Underwood's mother suffered in silence for many years. She is hard but
because she has been denied pleasures which would normally go with married
life. Larry seeks to satisfy his own mother's cravings, i.e. incest, but
begs off.
> Let's face it, King's women have NEVER been terribly realistic, but they
> USED to at least be sympathetic. Lately, they haven't even been THAT.
I have no problem with Rose Madder. I cared about her and her confusion.
But only because she understands the meaning of *blood*.
<snip>
> > I don't know about you, and I am admittedly male, but I liked
> > Larry's Mom.
I felt sorry for Larry's mom. She had a difficult life.
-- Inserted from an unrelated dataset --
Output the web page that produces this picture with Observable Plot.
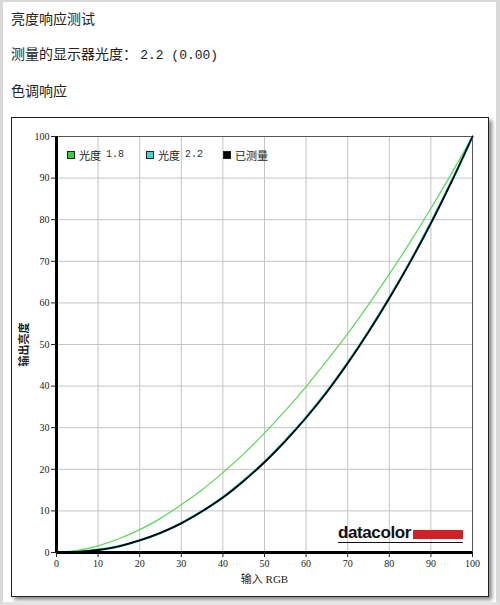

And her son was
involved in a decadent life style.
> > I liked Mother Abbigail,
REALLY an overworked character if there ever was one. Ridiculous. Some kind
of latter day priestess, except we don't know the name of her religion.
> > I didn't think he had a hard time hitting on the horror of being
> > chained to a bed...maybe he didn't write exactly how you would have handled
> > abuse, but then everyone is different (unless you want to claim that
> > everyone's experiance and coping process are the same).
But *are* women *chained* to the bed? Does a woman earn her living
by lying down?
Anyway, powerful women can NEVER be lovable. NEVER.
<snip>
> I'm with Dow here. Only difference being I'm wholeheartedly female. 100
> percent and everything. I *don't* find King's portrayal of women to be
either
> unrealistic or unsympathetic. Umcomfortable, yes. Unrealistic, no.
THE question here would be: do we find any loving relationships between
men and women in King's books? For the most part, no we do not.